I have a question regarding the external validity of semi-parametric models in prediction of time-to-event outcomes based on baseline predictor measurements only (no time-dependent covariates).
In clinical prediction modelling, it is key that a model performs well outside the derivation dataset. To this end, prediction models are validated in data that were not part of the derivation modelling process. For validation of a Cox proportional hazard model, absolute risk predictions would be obtained using information on the t-year baseline hazard from the derivation dataset, coefficients estimated in the derivation dataset and covariate input from the validation dataset.

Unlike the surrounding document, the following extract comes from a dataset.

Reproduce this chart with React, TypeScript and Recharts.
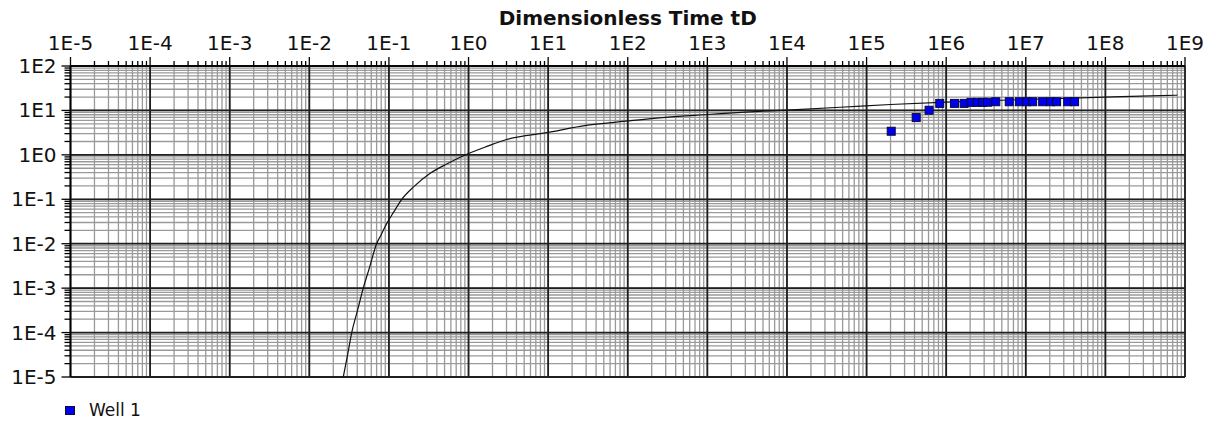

For example, if I’d want to obtain the 10-year cardiovascular disease prediction for a male in the general population, I could consult a Framingham prediction model, and go to
https://framinghamheartstudy.org/fhs-risk-functions/cardiovascular-disease-10-year-risk/
The reported 10-year baseline hazard (0.88936) could be exponentiated by a centered linear predictor obtained from the reported coefficients and some covariate input to obtain a risk prediction.
I’m wondering: how valid is the reported baseline hazard at 10 years for new individuals?
Alternatively, the baseline hazard could have been modelled parametrically, which of course entails the risk of misspecification. For prediction modelling, however, I am curious whether parametric baseline hazards could reduce the likelihood of overfitting with respect to derivation data.
Do you have any thoughts on this or suggestions for further reading? Many thanks in advance!